There’s only one Trump and he happens to belong in a post-scandal world

RASHMEE ROSHAN LALL June 14, 2017

If one Donald Trump in the White House weren’t bad enough, there are actually three.

According to Jeffrey Sachs, the first “Trump is the friend of Russian President Vladimir Putin… the second is a greedy businessman …and the third is a populist and demagogue.”

And then just when you thought you’d figured out Professor Sachs’ argument, he goes on to offer “another theory … that all three Trumps – friend of Putin, wealth maximizer, and demagogue – are really one: Trump the businessman has long been supported by the Russians, who have used him for years as a front for laundered money.” By that token, he says, the Russians have “won the jackpot, parlaying a small bet – on manipulating the outcome of an election they most likely never expected him to win – into a huge payoff.”

These are big and, at this point, impenetrable issues. Mr Trump’s vainglorious, vicious and crude self-love and falsehoods do not automatically make him a foreign agent, though his circumspection about Mr Putin’s rule has been noteworthy for 18 months.

That said, I’m reminded of something American law professor Rosa Brooks suggested on ER, the nerdy podcast hosted by Foreign Policy’s CEO and editor David Rothkopf.

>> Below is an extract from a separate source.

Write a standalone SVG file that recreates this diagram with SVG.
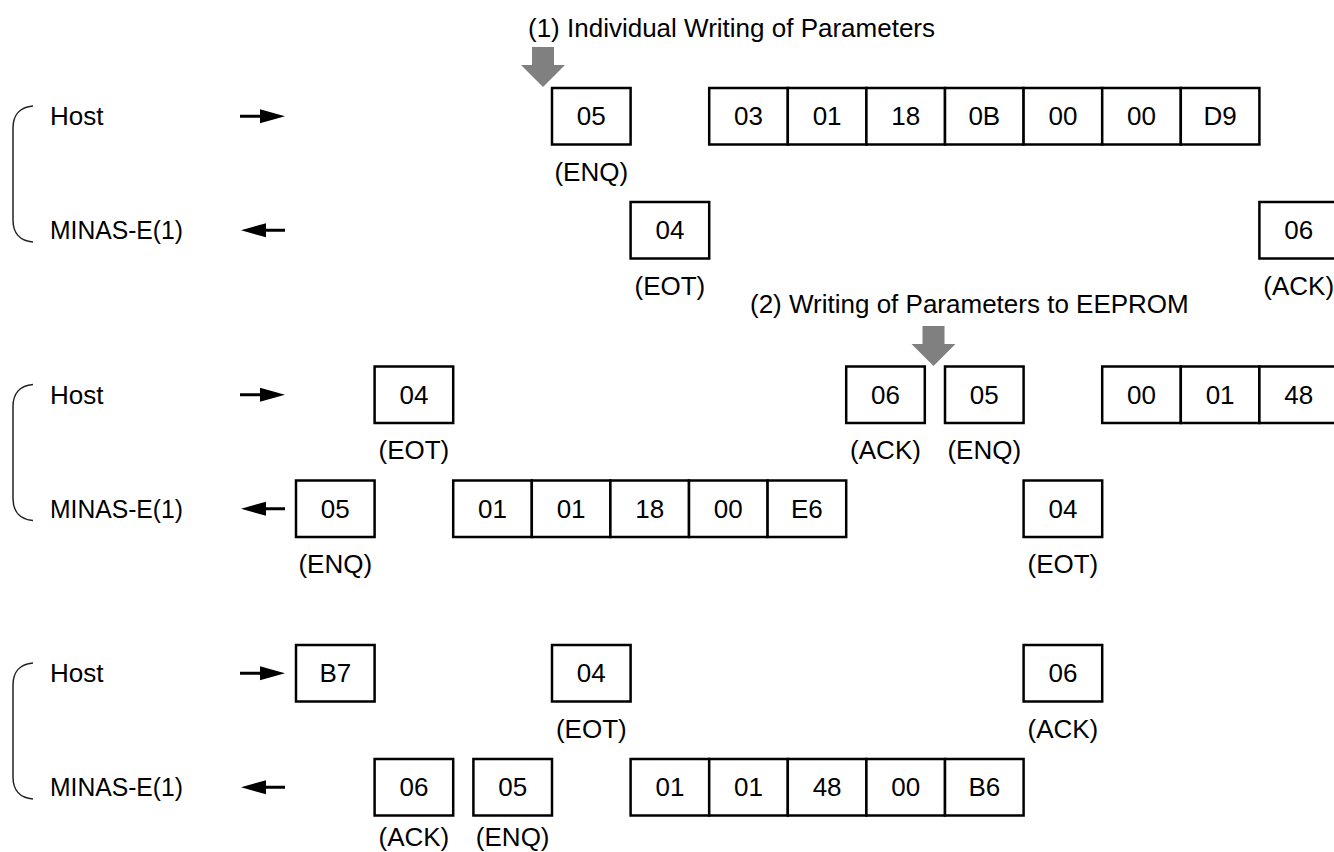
<svg xmlns="http://www.w3.org/2000/svg" xmlns:xlink="http://www.w3.org/1999/xlink" width="1334" height="852" viewBox="0 0 1334 852">
<style>
text{font-family:"Liberation Sans",Arial,sans-serif;font-size:26px;fill:#000}
.c{text-anchor:middle}
.b{fill:#fff;stroke:#000;stroke-width:2.5}
.br{fill:none;stroke:#222;stroke-width:1.5}
.ar{stroke:#000;stroke-width:3;fill:none}
.ah{fill:#000}
.g{fill:#808080}
</style>
<defs>
<polygon id="garrow" class="g" points="-11,-40 11,-40 11,-22 22,-22 0,0 -22,-22 -11,-22"/>
<path id="brace" class="br" d="M33,106 C20,107 13,115 13,128 L13,220 C13,233 20,241 33,242"/>
<g id="rarrow"><line class="ar" x1="240" y1="0" x2="264" y2="0"/><polygon class="ah" points="260,-7 285,0 260,7"/></g>
<g id="larrow"><line class="ar" x1="262" y1="0" x2="285" y2="0"/><polygon class="ah" points="266,-7 241,0 266,7"/></g>
</defs>
<rect width="1334" height="852" fill="#fff"/>

<g id="titles">
<text x="528" y="37">(1) Individual Writing of Parameters</text>
<text x="750" y="313">(2) Writing of Parameters to EEPROM</text>
</g>

<g id="participants">
<use xlink:href="#brace"/>
<text x="50" y="125">Host</text>
<text x="50" y="239" textLength="133" lengthAdjust="spacingAndGlyphs">MINAS-E(1)</text>
<use xlink:href="#brace" y="278.5"/>
<text x="50" y="403.5">Host</text>
<text x="50" y="517.5" textLength="133" lengthAdjust="spacingAndGlyphs">MINAS-E(1)</text>
<use xlink:href="#brace" y="557"/>
<text x="50" y="682">Host</text>
<text x="50" y="796" textLength="133" lengthAdjust="spacingAndGlyphs">MINAS-E(1)</text>
</g>

<g id="connectors">
<use xlink:href="#rarrow" y="116.25"/>
<use xlink:href="#larrow" y="230.25"/>
<use xlink:href="#rarrow" y="394.75"/>
<use xlink:href="#larrow" y="508.75"/>
<use xlink:href="#rarrow" y="673.25"/>
<use xlink:href="#larrow" y="787.25"/>
<use xlink:href="#garrow" x="543" y="87"/>
<use xlink:href="#garrow" x="933.5" y="366"/>
</g>

<!-- Section 1 -->
<g id="s1-host-enq"><rect class="b" x="552" y="88" width="78.6" height="56.5"/><text class="c" x="591.3" y="125">05</text><text class="c" x="591.3" y="180.5">(ENQ)</text></g>
<g id="s1-host-data">
<rect class="b" x="709.2" y="88" width="78.6" height="56.5"/><text class="c" x="748.5" y="125">03</text>
<rect class="b" x="787.8" y="88" width="78.6" height="56.5"/><text class="c" x="827.1" y="125">01</text>
<rect class="b" x="866.4" y="88" width="78.6" height="56.5"/><text class="c" x="905.7" y="125">18</text>
<rect class="b" x="945" y="88" width="78.6" height="56.5"/><text class="c" x="984.3" y="125">0B</text>
<rect class="b" x="1023.6" y="88" width="78.6" height="56.5"/><text class="c" x="1062.9" y="125">00</text>
<rect class="b" x="1102.2" y="88" width="78.6" height="56.5"/><text class="c" x="1141.5" y="125">00</text>
<rect class="b" x="1180.8" y="88" width="78.6" height="56.5"/><text class="c" x="1220.1" y="125">D9</text>
</g>
<g id="s1-minas-eot"><rect class="b" x="630.6" y="202" width="78.6" height="56.5"/><text class="c" x="669.9" y="239">04</text><text class="c" x="669.9" y="294.5">(EOT)</text></g>
<g id="s1-minas-ack"><rect class="b" x="1259.4" y="202" width="78.6" height="56.5"/><text class="c" x="1298.7" y="239">06</text><text class="c" x="1298.7" y="294.5">(ACK)</text></g>

<!-- Section 2 -->
<g id="s2-host-eot"><rect class="b" x="374.6" y="366.5" width="78.6" height="56.5"/><text class="c" x="413.9" y="403.5">04</text><text class="c" x="413.9" y="459">(EOT)</text></g>
<g id="s2-host-ack"><rect class="b" x="846.2" y="366.5" width="78.6" height="56.5"/><text class="c" x="885.5" y="403.5">06</text><text class="c" x="885.5" y="459">(ACK)</text></g>
<g id="s2-host-enq"><rect class="b" x="945" y="366.5" width="78.6" height="56.5"/><text class="c" x="984.3" y="403.5">05</text><text class="c" x="984.3" y="459">(ENQ)</text></g>
<g id="s2-host-data">
<rect class="b" x="1102.2" y="366.5" width="78.6" height="56.5"/><text class="c" x="1141.5" y="403.5">00</text>
<rect class="b" x="1180.8" y="366.5" width="78.6" height="56.5"/><text class="c" x="1220.1" y="403.5">01</text>
<rect class="b" x="1259.4" y="366.5" width="78.6" height="56.5"/><text class="c" x="1298.7" y="403.5">48</text>
</g>
<g id="s2-minas-enq"><rect class="b" x="296" y="480.5" width="78.6" height="56.5"/><text class="c" x="335.3" y="517.5">05</text><text class="c" x="335.3" y="573">(ENQ)</text></g>
<g id="s2-minas-data">
<rect class="b" x="453.2" y="480.5" width="78.6" height="56.5"/><text class="c" x="492.5" y="517.5">01</text>
<rect class="b" x="531.8" y="480.5" width="78.6" height="56.5"/><text class="c" x="571.1" y="517.5">01</text>
<rect class="b" x="610.4" y="480.5" width="78.6" height="56.5"/><text class="c" x="649.7" y="517.5">18</text>
<rect class="b" x="689" y="480.5" width="78.6" height="56.5"/><text class="c" x="728.3" y="517.5">00</text>
<rect class="b" x="767.6" y="480.5" width="78.6" height="56.5"/><text class="c" x="806.9" y="517.5">E6</text>
</g>
<g id="s2-minas-eot"><rect class="b" x="1023.6" y="480.5" width="78.6" height="56.5"/><text class="c" x="1062.9" y="517.5">04</text><text class="c" x="1062.9" y="573">(EOT)</text></g>

<!-- Section 3 -->
<g id="s3-host-b7"><rect class="b" x="296" y="645" width="78.6" height="56.5"/><text class="c" x="335.3" y="682">B7</text></g>
<g id="s3-host-eot"><rect class="b" x="552" y="645" width="78.6" height="56.5"/><text class="c" x="591.3" y="682">04</text><text class="c" x="591.3" y="737.5">(EOT)</text></g>
<g id="s3-host-ack"><rect class="b" x="1023.6" y="645" width="78.6" height="56.5"/><text class="c" x="1062.9" y="682">06</text><text class="c" x="1062.9" y="737.5">(ACK)</text></g>
<g id="s3-minas-ack"><rect class="b" x="374.6" y="759" width="78.6" height="56.5"/><text class="c" x="413.9" y="796">06</text><text class="c" x="413.9" y="846">(ACK)</text></g>
<g id="s3-minas-enq"><rect class="b" x="473.4" y="759" width="78.6" height="56.5"/><text class="c" x="512.7" y="796">05</text><text class="c" x="512.7" y="846">(ENQ)</text></g>
<g id="s3-minas-data">
<rect class="b" x="630.6" y="759" width="78.6" height="56.5"/><text class="c" x="669.9" y="796">01</text>
<rect class="b" x="709.2" y="759" width="78.6" height="56.5"/><text class="c" x="748.5" y="796">01</text>
<rect class="b" x="787.8" y="759" width="78.6" height="56.5"/><text class="c" x="827.1" y="796">48</text>
<rect class="b" x="866.4" y="759" width="78.6" height="56.5"/><text class="c" x="905.7" y="796">00</text>
<rect class="b" x="945" y="759" width="78.6" height="56.5"/><text class="c" x="984.3" y="796">B6</text>
</g>
</svg>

Ms Brooks, who is an expert on national security, international law and human rights issues and has worked at the Pentagon and the State Department as well as elsewhere, offered her take on President Trump’s alleged Russian connection: “How do you blackmail someone who’s shameless? That is our (the United States’) best safeguard…”

So President Trump is part of not just a post-truth world but a post-scandal one.

There’s only one Trump and he happens to be post-scandal.